Says Nickolas Cook, "Robert Devereaux's 'Zombie Mashup' is the best literary take on the concept of infinite possibilities I've ever had the pleasure to read. His skill in weaving and bobbing multiple parallel stories is stunning." Fresh from the pages of John Skipp's seminal anthology MONDO ZOMBIE, "Zombie Mashup" (aka "Holy Fast, Holy Feast") follows fate's twists and turns as Travis and Laura make their way across town to hear Swami Apadravya, their baby Jenny either dead or being babysat. Meanwhile, zombies do or don't plague the streets of Montreal. Will Travis and Laura make it to the auditorium? Is the swami still breathing or just barely containing his undead urges? Will they seduce the delectable Marcie or turn into her dinner? Perhaps Travis and Marcie are cheating on Laura, and perhaps not. In a tale chockful of sensual delights, contradictory events, and narrative gambits realized and then revoked, the only certainty is that oodles of love and mayhem wait around every corner.
Author

Robert Devereaux made his professional debut in Pulphouse magazine in the late 1980's, attended the 1990 Clarion West Writers Workshop, and soon placed stories in such major venues as Crank!, Weird Tales, and Dennis Etchison's anthology MetaHorror. Two of his stories made the final ballot for the Bram Stoker and World Fantasy Awards. Robert has a well-deserved reputation as an author who pushes every envelope, though he would claim, with a stage actor's assurance, that as long as one's writing illuminates characters in all their kinks, quirks, kindnesses, and extremes, the imagination must be free to explore nasty places as well as nice, or what's the point? His first novel Deadweight interweaves a King-like plot, penile implants, and splatterpunk extremes of sex and violence, managing all the while to be a sensitive, spot-on portrayal of an abused woman incapable of relinquishing her role as victim.
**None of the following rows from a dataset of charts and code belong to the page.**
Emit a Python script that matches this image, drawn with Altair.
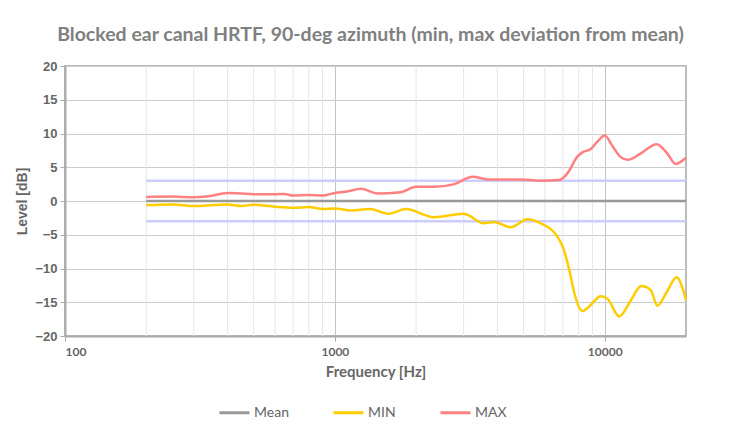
import altair as alt
import pandas as pd

TITLE = "Blocked ear canal HRTF, 90-deg azimuth (min, max deviation from mean)"

max_freq = [200, 250, 300, 340, 400, 450, 500, 600, 650, 700, 800, 900, 1000, 1110, 1250,
            1440, 1750, 2000, 2330, 2770, 3240, 3680, 4880, 5790, 6770, 7270, 7930, 8260,
            8870, 9390, 10000, 10660, 11460, 12150, 13650, 15570, 17010, 18300, 20000]
max_db = [0.6, 0.65, 0.55, 0.7, 1.2, 1.1, 1.0, 1.0, 1.05, 0.8, 0.9, 0.8, 1.2, 1.4, 1.8,
          1.1, 1.3, 2.1, 2.1, 2.5, 3.6, 3.2, 3.2, 3.0, 3.1, 4.1, 6.6, 7.2,
          7.7, 8.8, 9.7, 8.2, 6.5, 6.1, 7.1, 8.4, 7.1, 5.5, 6.4]

min_freq = [200, 250, 300, 400, 450, 500, 600, 700, 800, 900, 1000, 1150, 1340, 1590, 1830,
            2330, 3000, 3570, 3890, 4480, 5170, 5790, 6600, 6990, 7390, 7720, 8260, 8870,
            9660, 10250, 11300, 12500, 13650, 14800, 15670, 17010, 18460, 20000]
min_db = [-0.6, -0.5, -0.75, -0.5, -0.75, -0.55, -0.85, -1.0, -0.9, -1.2, -1.1, -1.4, -1.2, -1.9, -1.2,
          -2.4, -1.9, -3.3, -3.1, -3.9, -2.7, -3.3, -5.0, -6.8, -10.2, -13.7, -16.3, -15.4,
          -14.1, -14.5, -17.1, -14.7, -12.6, -13.2, -15.5, -13.4, -11.3, -14.7]

mean_freq = [200, 20000]
mean_db = [0, 0]

band_freq = [200, 20000]
band_upper = [3, 3]
band_lower = [-3, -3]

series_names = ["Mean", "MIN", "MAX"]
series_colors = ["#999999", "#FFCC00", "#FF8080"]

major_ticks = [100, 1000, 10000]
minor_grid = [200, 300, 400, 500, 600, 700, 800, 900,
              2000, 3000, 4000, 5000, 6000, 7000, 8000, 9000]
y_ticks = [-20, -15, -10, -5, 0, 5, 10, 15, 20]

rows = []
for f, v in zip(mean_freq, mean_db):
    rows.append({"freq": f, "level": v, "series": "Mean"})
for f, v in zip(min_freq, min_db):
    rows.append({"freq": f, "level": v, "series": "MIN"})
for f, v in zip(max_freq, max_db):
    rows.append({"freq": f, "level": v, "series": "MAX"})
df = pd.DataFrame(rows)

band_rows = []
for f, v in zip(band_freq, band_upper):
    band_rows.append({"freq": f, "level": v, "band": "upper"})
for f, v in zip(band_freq, band_lower):
    band_rows.append({"freq": f, "level": v, "band": "lower"})
band_df = pd.DataFrame(band_rows)

grid_df = pd.DataFrame({"freq": minor_grid})

xscale = alt.Scale(type="log", domain=[100, 20000], nice=False)
yscale = alt.Scale(domain=[-20, 20], nice=False)

xaxis = alt.Axis(values=major_ticks, title="Frequency [Hz]", format="d",
                 grid=True, gridColor="#c4c4c4", gridWidth=1,
                 domainColor="#aaaaaa", domainWidth=2,
                 tickColor="#aaaaaa", tickSize=5, tickWidth=1,
                 labelFont="Lato", labelFontSize=12, labelColor="#666666",
                 labelFontWeight="bold", labelPadding=5,
                 titleFont="Lato", titleFontSize=15, titleColor="#666666",
                 titleFontWeight="bold", titlePadding=7)

yaxis = alt.Axis(values=y_ticks, title="Level [dB]",
                 grid=True, gridColor="#cccccc", gridWidth=1,
                 domainColor="#aaaaaa", domainWidth=2,
                 tickColor="#aaaaaa", tickSize=5, tickWidth=1,
                 labelFont="Arial", labelFontSize=13, labelColor="#666666",
                 labelFontWeight="bold", labelPadding=3,
                 titleFont="Arial", titleFontSize=14, titleColor="#666666",
                 titleFontWeight="bold", titlePadding=5)

grid_layer = alt.Chart(grid_df).mark_rule(color="#e6e6e6", strokeWidth=1).encode(
    x=alt.X("freq:Q", scale=xscale, axis=xaxis),
)

band_layer = alt.Chart(band_df).mark_line(color="#ccccff", strokeWidth=2.5).encode(
    x=alt.X("freq:Q", scale=xscale, axis=xaxis),
    y=alt.Y("level:Q", scale=yscale, axis=yaxis),
    detail="band:N",
)

lines = alt.Chart(df).mark_line(strokeWidth=2.5, interpolate="monotone").encode(
    x=alt.X("freq:Q", scale=xscale, axis=xaxis),
    y=alt.Y("level:Q", scale=yscale, axis=yaxis),
    color=alt.Color("series:N",
                    scale=alt.Scale(domain=series_names, range=series_colors),
                    sort=series_names,
                    legend=alt.Legend(title=None, orient="none", direction="horizontal",
                                      legendX=153, legendY=330,
                                      symbolType="stroke", symbolStrokeWidth=3,
                                      symbolSize=900, labelOffset=3,
                                      columnPadding=38,
                                      labelFont="Lato", labelFontSize=14,
                                      labelColor="#666666")),
    order=alt.Order("series_order:Q"),
).transform_calculate(
    series_order="datum.series == 'Mean' ? 0 : (datum.series == 'MIN' ? 1 : 2)"
)

chart = alt.layer(grid_layer, band_layer, lines).properties(
    width=621,
    height=270,
    padding={"left": 57, "top": 58, "right": 36, "bottom": 90},
    autosize=alt.AutoSizeParams(type="none"),
    title=alt.TitleParams(TITLE, font="Lato", fontSize=19.5, fontWeight="bold",
                          color="#808080", anchor="middle", offset=15, dx=-5),
).configure_view(
    stroke="#bbbbbb", strokeWidth=2
)

chart.save("out.html", embed_options={"renderer": "svg", "actions": False})
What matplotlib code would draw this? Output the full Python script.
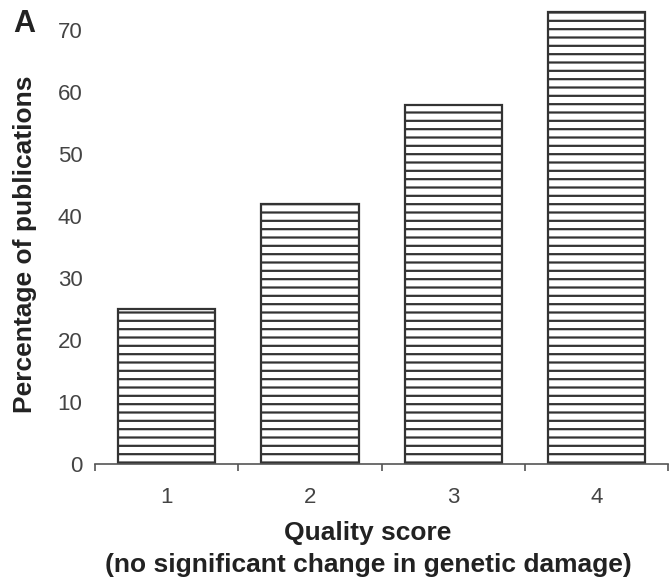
import matplotlib
matplotlib.use("Agg")
import matplotlib.pyplot as plt
from matplotlib.ticker import FixedLocator

categories = ["1", "2", "3", "4"]
values = [25, 42, 58, 73]
yticks = [0, 10, 20, 30, 40, 50, 60, 70]

plt.rcParams['font.family'] = ['Liberation Sans', 'DejaVu Sans']
plt.rcParams['hatch.linewidth'] = 1.6
plt.rcParams['hatch.color'] = '#3a3a3a'

fig = plt.figure(figsize=(6.69, 5.79), dpi=100)
ax = fig.add_axes([0.142, 0.198, 0.857, 0.798])

x = list(range(1, len(categories) + 1))
ax.bar(x, values, width=0.68, facecolor='white', edgecolor='#333333',
       linewidth=1.6, hatch='--')

ax.set_xlim(0.5, 4.5)
ax.set_ylim(0, 74.5)
ax.set_xticks(x)
ax.set_xticklabels(categories)
ax.xaxis.set_minor_locator(FixedLocator([0.5, 1.5, 2.5, 3.5, 4.5]))
ax.tick_params(axis='x', which='major', length=0, pad=16, labelsize=16, labelcolor='#444444')
ax.tick_params(axis='x', which='minor', length=5, width=1.2, color='#555555', direction='out')
ax.set_yticks(yticks)
ax.tick_params(axis='y', length=0, pad=9, labelsize=16, labelcolor='#444444')

for s in ['top', 'right', 'left']:
    ax.spines[s].set_visible(False)
ax.spines['bottom'].set_color('#555555')
ax.spines['bottom'].set_linewidth(1.2)

fig.text(0.55, 0.0674, "Quality score", ha='center', va='baseline',
         fontsize=19, fontweight='bold', color='#222222')
fig.text(0.55, 0.012, "(no significant change in genetic damage)", ha='center', va='baseline',
         fontsize=19, fontweight='bold', color='#222222')
fig.text(0.037, 0.579, "Percentage of publications", rotation=90, ha='center', va='center',
         fontsize=19, fontweight='bold', color='#222222')
fig.text(0.036, 0.9585, "A", ha='center', va='center', fontsize=22, fontweight='bold', color='#222222')

fig.savefig("out.png", dpi=100)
Walking Wounded, his next novel, explores the dilemma of a good woman able to heal with her hands, but also to harm even unto death, whose discovery that her husband is cheating on her moves her, against her every humane impulse, to activate his Huntington's Disease and take him down. Robert went on to shock the bluenoses with Santa Steps Out, in which Santa Claus' gradual recall of his prior existence as Pan leads to an affair with the Tooth Fairy, while a voyeuristic Easter Bunny tries to twitch and wiggle his way into Mrs. Claus' good graces. Santa Steps Out, which won much praise for its mythological underpinnings and the breathtaking sweep of its transgressions, also had the honor of being banned in that cultural backwater of intolerance and censoriousness known as Cincinnati. Robert's fourth novel, Caliban, borrows a page from John Gardner's Grendel to retell Shakespeare's Tempest through Caliban's eyes. Robert lives in sunny northern Colorado with the delightful Victoria and their melodious cat Sigfried, making up stuff that tickles his fancy and, he hopes, those of his readers.